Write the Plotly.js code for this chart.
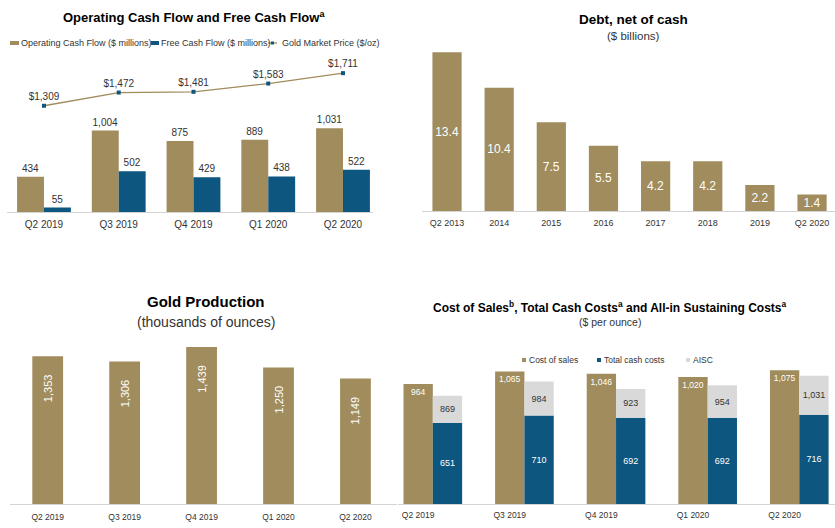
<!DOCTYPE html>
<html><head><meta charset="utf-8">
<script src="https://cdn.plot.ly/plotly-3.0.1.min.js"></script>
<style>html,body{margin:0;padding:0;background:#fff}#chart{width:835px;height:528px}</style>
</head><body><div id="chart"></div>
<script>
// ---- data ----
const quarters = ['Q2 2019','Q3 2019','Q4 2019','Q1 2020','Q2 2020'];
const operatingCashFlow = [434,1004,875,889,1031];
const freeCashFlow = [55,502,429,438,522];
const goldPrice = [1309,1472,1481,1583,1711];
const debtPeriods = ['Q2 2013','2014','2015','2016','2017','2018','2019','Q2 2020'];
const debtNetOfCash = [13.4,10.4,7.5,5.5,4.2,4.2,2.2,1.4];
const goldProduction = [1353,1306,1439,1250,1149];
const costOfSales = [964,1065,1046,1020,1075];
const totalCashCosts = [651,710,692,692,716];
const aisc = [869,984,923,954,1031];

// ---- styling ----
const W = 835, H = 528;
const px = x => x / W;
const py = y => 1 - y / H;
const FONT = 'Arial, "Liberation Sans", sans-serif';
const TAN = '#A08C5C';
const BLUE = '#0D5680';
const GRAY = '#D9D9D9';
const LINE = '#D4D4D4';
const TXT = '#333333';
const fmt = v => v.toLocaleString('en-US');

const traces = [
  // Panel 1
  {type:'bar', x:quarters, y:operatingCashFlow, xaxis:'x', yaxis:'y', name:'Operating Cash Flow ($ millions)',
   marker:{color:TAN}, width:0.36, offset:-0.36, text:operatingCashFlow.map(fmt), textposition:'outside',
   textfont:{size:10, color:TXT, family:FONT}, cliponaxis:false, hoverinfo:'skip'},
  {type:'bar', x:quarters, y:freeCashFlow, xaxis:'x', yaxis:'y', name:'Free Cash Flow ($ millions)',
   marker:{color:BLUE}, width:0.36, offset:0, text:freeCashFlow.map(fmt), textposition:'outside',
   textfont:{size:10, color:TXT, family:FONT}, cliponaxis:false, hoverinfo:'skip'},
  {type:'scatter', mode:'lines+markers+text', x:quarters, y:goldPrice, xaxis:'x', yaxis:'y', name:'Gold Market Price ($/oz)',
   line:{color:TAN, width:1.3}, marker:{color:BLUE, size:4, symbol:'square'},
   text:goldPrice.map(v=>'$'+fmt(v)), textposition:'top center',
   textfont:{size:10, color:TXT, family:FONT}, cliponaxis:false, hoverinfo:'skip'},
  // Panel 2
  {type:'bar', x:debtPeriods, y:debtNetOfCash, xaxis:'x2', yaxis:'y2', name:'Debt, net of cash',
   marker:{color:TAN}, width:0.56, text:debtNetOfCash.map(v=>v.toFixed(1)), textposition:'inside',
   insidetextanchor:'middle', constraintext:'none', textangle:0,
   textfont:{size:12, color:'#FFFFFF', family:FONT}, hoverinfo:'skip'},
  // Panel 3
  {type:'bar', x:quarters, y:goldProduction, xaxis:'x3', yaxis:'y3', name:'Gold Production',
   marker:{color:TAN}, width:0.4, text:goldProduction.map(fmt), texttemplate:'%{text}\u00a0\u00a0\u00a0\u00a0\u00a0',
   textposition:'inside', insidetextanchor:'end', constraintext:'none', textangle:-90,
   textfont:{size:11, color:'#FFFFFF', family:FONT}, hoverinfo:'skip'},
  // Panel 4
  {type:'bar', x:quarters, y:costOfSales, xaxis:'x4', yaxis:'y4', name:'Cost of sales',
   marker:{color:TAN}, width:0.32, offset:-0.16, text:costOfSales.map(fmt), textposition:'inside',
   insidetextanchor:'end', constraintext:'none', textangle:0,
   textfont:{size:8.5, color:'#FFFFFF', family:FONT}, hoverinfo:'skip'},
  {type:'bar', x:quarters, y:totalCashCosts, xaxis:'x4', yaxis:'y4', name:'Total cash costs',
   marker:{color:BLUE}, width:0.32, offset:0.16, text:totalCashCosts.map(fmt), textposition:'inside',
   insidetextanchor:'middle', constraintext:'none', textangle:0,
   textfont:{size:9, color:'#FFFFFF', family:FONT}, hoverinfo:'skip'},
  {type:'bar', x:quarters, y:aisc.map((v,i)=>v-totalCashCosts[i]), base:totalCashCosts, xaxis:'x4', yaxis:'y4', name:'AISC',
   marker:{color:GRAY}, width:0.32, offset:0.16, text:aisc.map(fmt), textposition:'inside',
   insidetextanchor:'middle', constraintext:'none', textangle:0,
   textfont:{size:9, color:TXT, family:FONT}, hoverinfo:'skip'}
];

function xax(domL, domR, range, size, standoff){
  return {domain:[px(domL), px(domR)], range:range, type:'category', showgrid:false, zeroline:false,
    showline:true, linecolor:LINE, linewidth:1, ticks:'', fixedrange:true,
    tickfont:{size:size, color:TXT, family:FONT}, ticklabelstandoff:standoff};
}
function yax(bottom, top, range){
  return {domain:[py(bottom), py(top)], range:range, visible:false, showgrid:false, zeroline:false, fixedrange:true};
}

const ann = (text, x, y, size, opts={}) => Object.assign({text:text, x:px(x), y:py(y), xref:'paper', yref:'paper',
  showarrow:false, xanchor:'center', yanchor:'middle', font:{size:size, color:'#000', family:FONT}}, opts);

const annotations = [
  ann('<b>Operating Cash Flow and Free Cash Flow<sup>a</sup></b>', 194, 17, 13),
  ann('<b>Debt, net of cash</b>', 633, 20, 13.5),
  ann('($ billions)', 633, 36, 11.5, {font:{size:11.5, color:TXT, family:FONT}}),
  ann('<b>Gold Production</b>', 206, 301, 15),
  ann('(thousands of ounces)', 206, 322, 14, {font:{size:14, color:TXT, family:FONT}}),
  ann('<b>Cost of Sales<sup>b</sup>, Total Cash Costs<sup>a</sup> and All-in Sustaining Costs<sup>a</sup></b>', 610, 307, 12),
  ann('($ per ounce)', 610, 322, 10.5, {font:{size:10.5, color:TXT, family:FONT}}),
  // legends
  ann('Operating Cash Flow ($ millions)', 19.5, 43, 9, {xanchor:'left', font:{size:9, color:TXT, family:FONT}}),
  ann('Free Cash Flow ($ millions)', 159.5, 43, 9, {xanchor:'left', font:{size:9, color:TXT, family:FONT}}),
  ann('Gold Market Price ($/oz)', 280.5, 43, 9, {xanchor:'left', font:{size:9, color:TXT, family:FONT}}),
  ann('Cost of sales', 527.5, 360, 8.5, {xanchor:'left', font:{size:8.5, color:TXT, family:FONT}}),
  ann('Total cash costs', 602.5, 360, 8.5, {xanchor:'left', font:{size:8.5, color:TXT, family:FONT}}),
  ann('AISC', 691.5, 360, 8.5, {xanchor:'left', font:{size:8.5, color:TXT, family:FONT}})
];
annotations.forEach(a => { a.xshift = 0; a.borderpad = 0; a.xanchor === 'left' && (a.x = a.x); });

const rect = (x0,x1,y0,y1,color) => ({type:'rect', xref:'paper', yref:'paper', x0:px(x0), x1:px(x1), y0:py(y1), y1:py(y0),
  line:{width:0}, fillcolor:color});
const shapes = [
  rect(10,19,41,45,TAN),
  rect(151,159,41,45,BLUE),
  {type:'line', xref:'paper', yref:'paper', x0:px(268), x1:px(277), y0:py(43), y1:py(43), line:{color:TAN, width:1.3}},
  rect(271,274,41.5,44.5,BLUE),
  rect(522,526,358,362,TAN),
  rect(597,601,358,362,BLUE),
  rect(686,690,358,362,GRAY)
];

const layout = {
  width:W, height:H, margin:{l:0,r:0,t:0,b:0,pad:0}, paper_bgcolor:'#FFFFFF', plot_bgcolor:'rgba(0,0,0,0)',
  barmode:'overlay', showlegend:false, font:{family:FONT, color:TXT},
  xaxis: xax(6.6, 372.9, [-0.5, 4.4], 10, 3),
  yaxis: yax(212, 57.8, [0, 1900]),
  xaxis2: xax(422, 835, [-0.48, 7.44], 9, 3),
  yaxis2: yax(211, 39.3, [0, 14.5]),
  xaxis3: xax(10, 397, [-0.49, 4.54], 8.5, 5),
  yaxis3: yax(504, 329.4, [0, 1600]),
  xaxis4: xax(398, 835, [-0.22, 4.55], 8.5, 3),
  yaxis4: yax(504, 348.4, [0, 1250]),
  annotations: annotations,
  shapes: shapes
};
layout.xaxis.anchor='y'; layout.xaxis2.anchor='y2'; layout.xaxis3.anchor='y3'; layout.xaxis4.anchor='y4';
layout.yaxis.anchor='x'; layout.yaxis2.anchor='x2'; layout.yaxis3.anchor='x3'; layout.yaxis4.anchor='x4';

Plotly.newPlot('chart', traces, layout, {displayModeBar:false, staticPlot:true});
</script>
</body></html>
..........
### [YOUR INSTRUCTIONS]
Give nothing but the number of lines containing the string "chart".

### [EXERCISE SOLUTION]
4